■ TASK BRIEF ■
Find the lines below that contain the string "with". Copy each one.

■ MATERIAL FOR THE TASK ■
══════════

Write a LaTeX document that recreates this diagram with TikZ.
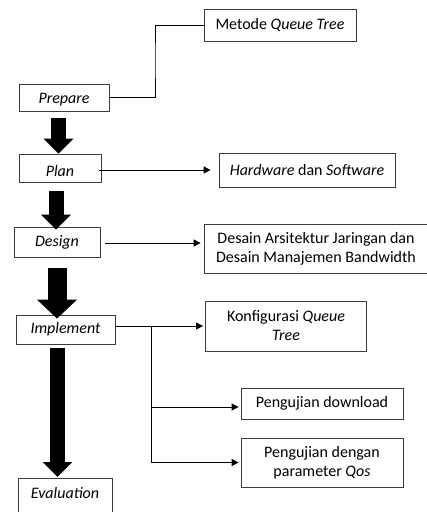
\documentclass[tikz,border=0pt]{standalone}
\usepackage{fontspec}
\setmainfont{Carlito}
\usetikzlibrary{arrows.meta,calc}
\definecolor{boxline}{RGB}{60,60,60}

\begin{document}
\begin{tikzpicture}[
    x=1pt, y=-1pt,
    box/.style={
        draw=boxline,
        line width=0.8pt,
        inner sep=1pt,
        align=center,
        font=\fontsize{16}{19}\selectfont
    },
    link/.style={
        line width=0.8pt
    },
    arr/.style={
        -{Triangle[length=7pt,width=7pt]},
        line width=0.9pt
    },
    blockarrow/.style={
        -{Triangle[length=15pt,width=29pt]},
        line width=15pt
    }
]
\useasboundingbox (0,0) rectangle (427,512);

% stages on the left
\node[box, minimum width=90pt, minimum height=27pt, text height=15pt, text depth=3pt] (prepare) at (64,97.5) {\textit{Prepare}};
\node[box, minimum width=82pt, minimum height=28pt, text height=19pt, text depth=3pt] (plan) at (60,168) {\textit{Plan}};
\node[box, minimum width=86pt, minimum height=30pt] (design) at (57,242) {\textit{Design}};
\node[box, minimum width=99pt, minimum height=29pt] (implement) at (65.5,329.5) {\textit{Implement}};
\node[box, minimum width=94pt, text height=19pt, text depth=24pt, anchor=north] (evaluation) at (65,478) {\textit{Evaluation}};

% details on the right
\node[box, minimum width=152pt, minimum height=32pt] (metode) at (280,25) {Metode \textit{Queue Tree}};
\node[box, minimum width=176pt, minimum height=34pt] (hardware) at (307,170) {\textit{Hardware} dan \textit{Software}};
\node[box, minimum width=224pt, minimum height=49pt] (desain) at (316,248.5) {Desain Arsitektur Jaringan dan\\Desain Manajemen Bandwidth};
\node[box, minimum width=161pt, minimum height=50pt] (konfigurasi) at (286,326) {Konfigurasi \textit{Queue}\\\textit{Tree}};
\node[box, minimum width=162pt, minimum height=31pt] (download) at (322,403.5) {Pengujian download};
\node[box, minimum width=162pt, minimum height=49pt] (qos) at (322,462.5) {Pengujian dengan\\parameter \textit{Qos}};

\coordinate (bendA) at (155,60);
\coordinate (split) at (151,326);

% connectors
\draw[link] (prepare.east) -| (bendA) |- (metode.west);
\draw[arr, shorten >=8pt] ([xshift=-2pt,yshift=-2pt]plan.east) -- ([yshift=-2pt]plan.east -| hardware.west);
\draw[arr, shorten <=5pt, shorten >=3pt] ([yshift=-1pt]design.east) -- ([yshift=-1pt]design.east -| desain.west);
\draw[arr, shorten >=2pt] ([yshift=3.5pt]implement.east) -- ([yshift=3.5pt]implement.east -| konfigurasi.west);
\draw[link] (split) -- (split |- qos.west);
\draw[arr, shorten >=2pt] ([yshift=-3.5pt]split |- download.west) -- ([yshift=-3.5pt]download.west);
\draw[arr, shorten >=2pt] (split |- qos.west) -- (qos.west);

% big arrows between stages
\draw[blockarrow, shorten >=7pt] ([xshift=-5.5pt,yshift=-7pt]prepare.south) -- ([xshift=-5.5pt,yshift=-7pt]prepare.south |- plan.north);
\draw[blockarrow, shorten >=6pt] ([xshift=-4pt,yshift=-9pt]plan.south) -- ([xshift=-4pt,yshift=-9pt]plan.south |- design.north);
\draw[blockarrow, line width=19pt, -{Triangle[length=19pt,width=39pt]}, shorten >=7pt] ([yshift=-11pt]design.south) -- ([yshift=-11pt]design.south |- implement.north);
\draw[blockarrow, shorten >=5pt] ([xshift=-8pt,yshift=-4pt]implement.south) -- ([xshift=-8pt,yshift=-4pt]implement.south |- evaluation.north);

\end{tikzpicture}
\end{document}
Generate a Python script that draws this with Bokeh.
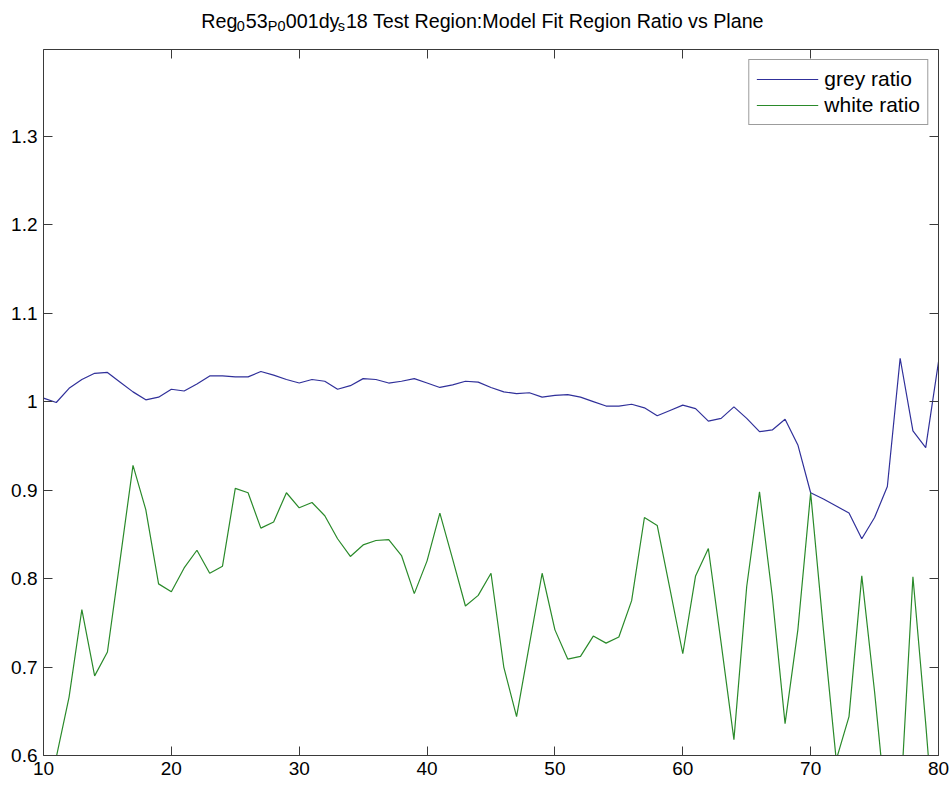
from bokeh.plotting import figure
from bokeh.layouts import column
from bokeh.models import (FixedTicker, CustomJSTickFormatter, LinearAxis,
                          Range1d, Legend, LegendItem)
from bokeh.core.properties import value
from bokeh.embed import file_html
from bokeh.resources import INLINE

# ---------------- data ----------------
plane = list(range(10, 81))
grey_ratio = [1.004, 0.999, 1.015, 1.025, 1.032, 1.033, 1.022, 1.011, 1.002, 1.005,
              1.014, 1.012, 1.020, 1.029, 1.029, 1.028, 1.028, 1.034, 1.030, 1.025,
              1.021, 1.025, 1.023, 1.014, 1.018, 1.026, 1.025, 1.021, 1.023, 1.026,
              1.021, 1.016, 1.019, 1.023, 1.022, 1.016, 1.011, 1.009, 1.010, 1.005,
              1.007, 1.008, 1.005, 1.000, 0.995, 0.995, 0.997, 0.993, 0.984, 0.990,
              0.996, 0.992, 0.978, 0.981, 0.994, 0.981, 0.966, 0.968, 0.980, 0.951,
              0.897, 0.890, 0.882, 0.874, 0.845, 0.869, 0.904, 1.049, 0.967, 0.948,
              1.045]
white_ratio = [0.550, 0.598, 0.666, 0.765, 0.690, 0.717, 0.822, 0.928, 0.878, 0.794,
               0.785, 0.812, 0.832, 0.806, 0.814, 0.902, 0.897, 0.857, 0.864, 0.897,
               0.880, 0.886, 0.871, 0.845, 0.825, 0.838, 0.843, 0.844, 0.826, 0.783,
               0.820, 0.874, 0.822, 0.769, 0.781, 0.806, 0.700, 0.644, 0.725, 0.806,
               0.742, 0.709, 0.712, 0.735, 0.727, 0.734, 0.775, 0.869, 0.860, 0.788,
               0.715, 0.803, 0.834, 0.727, 0.618, 0.791, 0.898, 0.780, 0.636, 0.742,
               0.897, 0.742, 0.595, 0.644, 0.803, 0.672, 0.525, 0.540, 0.802, 0.636,
               0.455]
x_ticks = [10, 20, 30, 40, 50, 60, 70, 80]
y_ticks = [0.6, 0.7, 0.8, 0.9, 1.0, 1.1, 1.2, 1.3]
series_labels = ["grey ratio", "white ratio"]
# title pieces: (text, is_subscript)
title_pieces = [("Reg", False), ("0", True), ("53", False), ("P0", True),
                ("001dy", False), ("s", True),
                ("18 Test Region:Model Fit Region Ratio vs Plane", False)]

# ---------------- styling ----------------
FONT = "Liberation Sans"
AX_COL = "#3a3a3a"
GREY_COL = "#30309a"
WHITE_COL = "#2a8a2a"
X0, X1, Y0, Y1 = 10, 80, 0.6, 1.398
PAGE_W, PAGE_H = 952, 787
TITLE_H = 45
FRAME_L, FRAME_R, FRAME_T, FRAME_B = 43, 938, 49, 755

# ---------------- title strip (text with subscripts) ----------------
tf = figure(width=PAGE_W, height=TITLE_H, output_backend="svg",
            toolbar_location=None, x_range=Range1d(0, PAGE_W),
            y_range=Range1d(TITLE_H, 0), min_border=0, title_location=None,
            x_axis_location=None, y_axis_location=None)
tf.grid.visible = False
tf.outline_line_color = None

W = {'R': 722, 'e': 556, 'g': 556, 'P': 667, 'd': 556, 'y': 500, 's': 500,
     ' ': 278, 'T': 611, 't': 278, 'i': 222, 'o': 556, 'n': 556, ':': 278,
     'M': 833, 'l': 222, 'F': 611, 'a': 556, 'v': 500, 'r': 333}
MAIN_SZ, SUB_SZ = 19.7, 14.5
GAP = 1.5


def text_w(s, size):
    return sum(W.get(c, 556) for c in s) / 1000.0 * size


total = sum(text_w(t, SUB_SZ if sub else MAIN_SZ) + (2 * GAP if sub else 0)
            for t, sub in title_pieces)
cursor = 455 - total / 2.0
main_x, main_t, sub_x, sub_t = [], [], [], []
for t, sub in title_pieces:
    if sub:
        cursor += GAP
        sub_x.append(cursor); sub_t.append(t)
        cursor += text_w(t, SUB_SZ) + GAP
    else:
        main_x.append(cursor); main_t.append(t)
        cursor += text_w(t, MAIN_SZ)
tf.text(x=main_x, y=[20] * len(main_x), text=main_t, text_font=value(FONT),
        text_font_size=value(f"{MAIN_SZ}px"), text_color="black",
        text_align="left", text_baseline="alphabetic")
tf.text(x=sub_x, y=[25] * len(sub_x), text=sub_t, text_font=value(FONT),
        text_font_size=value(f"{SUB_SZ}px"), text_color="black",
        text_align="left", text_baseline="alphabetic")

# ---------------- main plot ----------------
main_h = PAGE_H - TITLE_H
p = figure(width=PAGE_W, height=main_h, output_backend="svg", toolbar_location=None,
           x_range=Range1d(X0, X1), y_range=Range1d(Y0, Y1),
           min_border_left=FRAME_L, min_border_right=PAGE_W - FRAME_R,
           min_border_top=FRAME_T - TITLE_H, min_border_bottom=PAGE_H - FRAME_B,
           title_location=None,
           background_fill_color="white", border_fill_color="white")
p.outline_line_color = None
p.xgrid.visible = False
p.ygrid.visible = False


def style_axis(ax, ticks, labels=True):
    ax.ticker = FixedTicker(ticks=ticks)
    ax.major_tick_in = 9
    ax.major_tick_out = 0
    ax.minor_tick_in = 0
    ax.minor_tick_out = 0
    ax.axis_line_color = AX_COL
    ax.axis_line_width = 1
    ax.major_tick_line_color = AX_COL
    ax.major_tick_line_width = 1
    ax.major_label_text_font = FONT
    ax.major_label_text_font_size = "19px"
    ax.major_label_text_color = "black"
    ax.major_label_standoff = 6
    if not labels:
        ax.formatter = CustomJSTickFormatter(code="return '';")
        ax.major_label_standoff = 0


style_axis(p.xaxis[0], x_ticks)
style_axis(p.yaxis[0], y_ticks)
p.yaxis[0].formatter = CustomJSTickFormatter(
    code="return Number(tick.toFixed(2)).toString();")

top_ax = LinearAxis()
style_axis(top_ax, x_ticks, labels=False)
right_ax = LinearAxis()
style_axis(right_ax, y_ticks, labels=False)
p.add_layout(top_ax, "above")
p.add_layout(right_ax, "right")

r1 = p.line(plane, grey_ratio, line_color=GREY_COL, line_width=1.2)
r2 = p.line(plane, white_ratio, line_color=WHITE_COL, line_width=1.2)

legend = Legend(items=[LegendItem(label=series_labels[0], renderers=[r1]),
                       LegendItem(label=series_labels[1], renderers=[r2])],
                location="top_right", margin=10, padding=7, spacing=2,
                glyph_width=62, glyph_height=22, label_height=22,
                label_standoff=6, label_text_font=FONT,
                label_text_font_size="21px", label_text_color="black",
                border_line_color=AX_COL, border_line_width=1,
                background_fill_color="white", background_fill_alpha=1.0)
p.add_layout(legend)

layout = column(tf, p, spacing=0)
open("out.html", "w").write(file_html(layout, INLINE))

══════════

■ REPLY ■
Write a LaTeX document that recreates this diagram with TikZ.
Generate a Python script that draws this with Bokeh.
# ---------------- title strip (text with subscripts) ----------------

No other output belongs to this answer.